Proper software libraries that handle WKT should also be able to handle requirements of OGC standards. If they do not, they can't handle non-Earth coordinates anyway, so it's better for them not being able to parse them than parse them and think moon crater is in Paris. Explicit failure is always better than garbage data.

if a Wikidata goal is to introduce more complex GIS spatial data

We'll cross that bridge when we get to it.

Coincidentally, it seems that there are people who know a lot more about this than I do that have debated this issue at length in a long and very informative thread:
CRS specification (was: Re: ISA Core Location Vocabulary)

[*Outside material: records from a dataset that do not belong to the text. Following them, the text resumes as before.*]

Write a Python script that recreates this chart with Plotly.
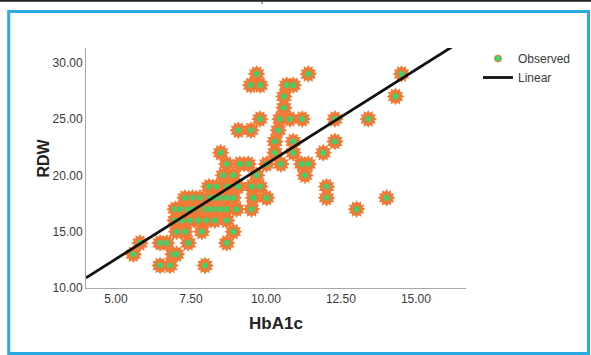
import plotly.graph_objects as go

# ---- data ----
hba1c = [
    9.69, 11.41, 14.52,
    9.49, 9.81, 10.69, 10.91,
    10.6, 14.32,
    10.6,
    9.8, 10.47, 10.8, 11.21, 12.3, 13.41,
    9.08, 9.5, 10.41,
    10.3, 10.91, 12.3,
    8.49, 10.3, 10.91, 11.91,
    8.69, 9.13, 9.41, 10.02, 10.5, 11.19, 11.41,
    8.58, 8.91, 9.69, 11.3,
    8.36, 8.72, 9.08, 9.52, 9.8, 12.02, 8.1,
    7.3, 7.8, 8.13, 8.47, 8.91, 9.58, 10.02, 12.02, 14.02, 7.55, 8.3, 8.7,
    6.97, 7.41, 7.97, 8.3, 8.69, 9.02, 9.52, 13.02, 7.15, 7.6, 8.1, 8.5,
    6.97, 7.47, 8.02, 8.69, 7.2, 7.75, 8.3,
    7.02, 7.86, 8.91, 7.3,
    5.8, 6.47, 6.69, 7.41, 8.69,
    5.58, 6.9, 7.02,
    6.47, 6.8, 7.97,
]
rdw = (
    [29] * 3 + [28] * 4 + [27] * 2 + [26] * 1 + [25] * 6 + [24] * 3 + [23] * 3
    + [22] * 4 + [21] * 7 + [20] * 4 + [19] * 7 + [18] * 12 + [17] * 12
    + [16] * 7 + [15] * 4 + [14] * 5 + [13] * 3 + [12] * 3
)

# linear fit
fit_intercept = 4.18
fit_slope = 1.68

x_range = [4.0, 16.67]
y_range = [10.0, 31.3]
x_ticks = [5.0, 7.5, 10.0, 12.5, 15.0]
y_ticks = [10.0, 15.0, 20.0, 25.0, 30.0]

ORANGE = "#F07A36"
GREEN = "#3DD26A"

W, H = 591, 355
L, R, T, B = 86, 466, 48, 288  # plot area in pixels


def px_to_paper(px, py):
    return (px - L) / (R - L), (B - py) / (B - T)


fig = go.Figure()

# star rays (two rotated hexagrams -> 12-point burst)
fig.add_trace(go.Scatter(
    x=hba1c, y=rdw, mode="markers", showlegend=False, hoverinfo="skip",
    marker=dict(symbol="hexagram", size=13.5, color=ORANGE, angle=30, line=dict(width=0)),
))
fig.add_trace(go.Scatter(
    x=hba1c, y=rdw, mode="markers", showlegend=False, hoverinfo="skip",
    marker=dict(symbol="hexagram", size=13.5, color=ORANGE, line=dict(width=0)),
))
fig.add_trace(go.Scatter(
    x=hba1c, y=rdw, mode="markers", name="Observed",
    marker=dict(symbol="circle", size=7, color=GREEN, line=dict(width=1, color=ORANGE)),
))

line_x = x_range
line_y = [fit_intercept + fit_slope * v for v in line_x]
fig.add_trace(go.Scatter(
    x=line_x, y=line_y, mode="lines", name="Linear",
    line=dict(color="#111111", width=2.8),
))

axis_common = dict(
    showgrid=False, zeroline=False, showline=True, linecolor="#A8A8A8", linewidth=1,
    ticks="", tickfont=dict(family="Liberation Sans, Arial, sans-serif", size=12, color="#3A3A3A"),
    tickformat=".2f",
)
fig.update_xaxes(range=x_range, tickvals=x_ticks, **axis_common)
fig.update_yaxes(range=y_range, tickvals=y_ticks, **axis_common)

# frame decorations: blue border and top rule
bx0, by0 = px_to_paper(8.7, 11.5)
bx1, by1 = px_to_paper(588.5, 353.5)
tx0, ty0 = px_to_paper(0, 0.8)
tx1, _ = px_to_paper(591, 0.8)
vx, vy0 = px_to_paper(262, 0)
_, vy1 = px_to_paper(262, 4)
fig.update_layout(shapes=[
    dict(type="rect", xref="paper", yref="paper", x0=bx0, y0=by0, x1=bx1, y1=by1,
         line=dict(color="#2BAAE2", width=3), layer="below"),
    dict(type="line", xref="paper", yref="paper", x0=tx0, y0=ty0, x1=tx1, y1=ty0,
         line=dict(color="#222222", width=2)),
    dict(type="line", xref="paper", yref="paper", x0=vx, y0=vy0, x1=vx, y1=vy1,
         line=dict(color="#444444", width=1)),
])

ryx, ryy = px_to_paper(32, 158)
hbx, hby = px_to_paper(276, 335)
fig.update_layout(annotations=[
    dict(text="<b>RDW</b>", xref="paper", yref="paper", x=ryx, y=ryy, textangle=-90,
         showarrow=False, font=dict(family="Liberation Sans, Arial, sans-serif", size=16, color="#222222")),
    dict(text="<b>HbA1c</b>", xref="paper", yref="paper", x=hbx, y=hby,
         showarrow=False, font=dict(family="Liberation Sans, Arial, sans-serif", size=17, color="#222222")),
])

fig.update_layout(
    width=W, height=H,
    margin=dict(l=L, r=W - R, t=T, b=H - B, pad=0),
    paper_bgcolor="white", plot_bgcolor="white",
    showlegend=True,
    legend=dict(
        xref="container", yref="container", x=478 / W, y=1 - 44 / H,
        xanchor="left", yanchor="top", bgcolor="rgba(0,0,0,0)",
        font=dict(family="Liberation Sans, Arial, sans-serif", size=12, color="#3A3A3A"),
        itemwidth=30, tracegroupgap=0,
    ),
)

fig.write_html(
    "out.html",
    config={"displayModeBar": False},
    post_script="document.body.style.margin='0';document.body.style.padding='0';",
)
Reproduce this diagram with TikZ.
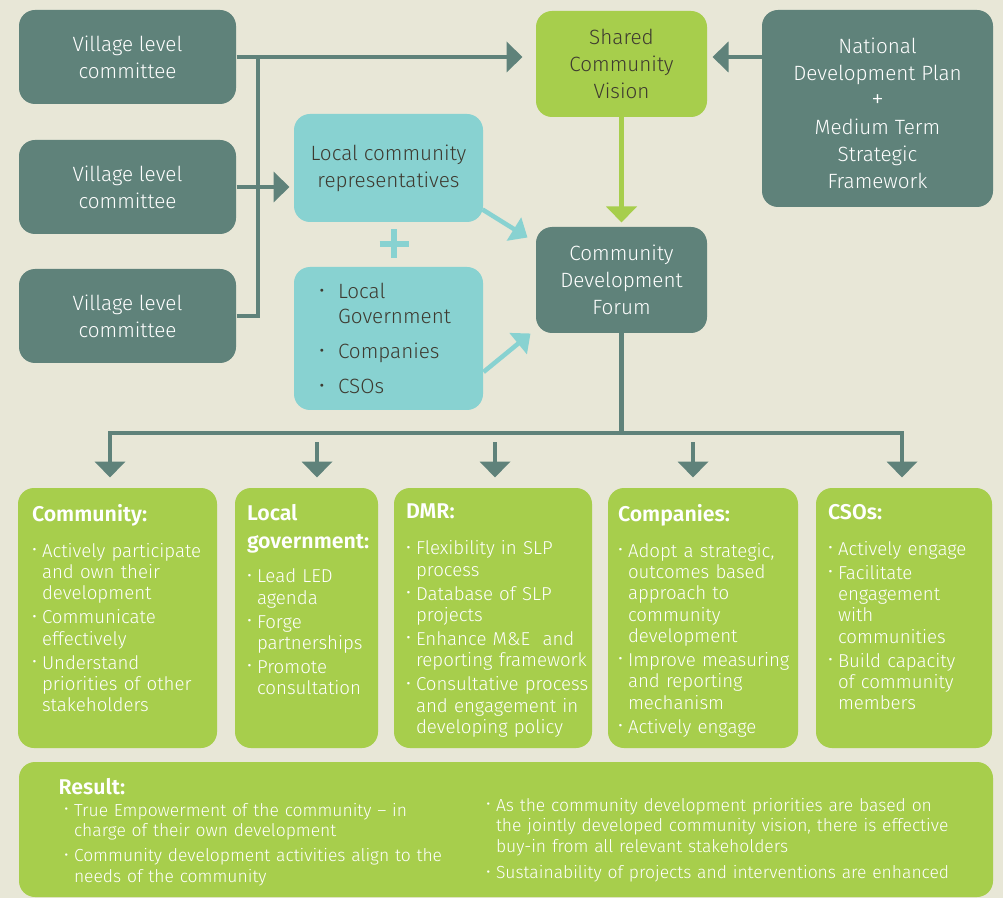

It is clearly more involved than just using "proper" software libraries and "handling requirements". The conflicting point that I see from your side is that introducing unneeded complexity is bad. And, also, that this was the best practical alternative available for handling "garbage data". Sure, I agree with that, but oversimplification of a problem is worse. I personally feel that the "grunt approach" of using regex in SPARQL to filter URIs from literals in a result set is not clean, and also quite costly.

The alternative that introduces subproperties for geometry values is definitely more complex and as indicated in the thread:

You need OWL 2 to formally define a complex class and then say that geometry consists of exactly two parts, one that contains the coordinate
sequence and another on that contain the CRS. You cannot make such statements using RDFS or OWL.

To assert that everything that needs to be said about a geometry value can be put into a standard RDFS string literal is obviously not true. The irregular form of geo:wktLiteral is a kind of "convenience method" that seems to work for most use cases, but definitely not for all, and I really doubt that it is functionally sustainable for complex geodata.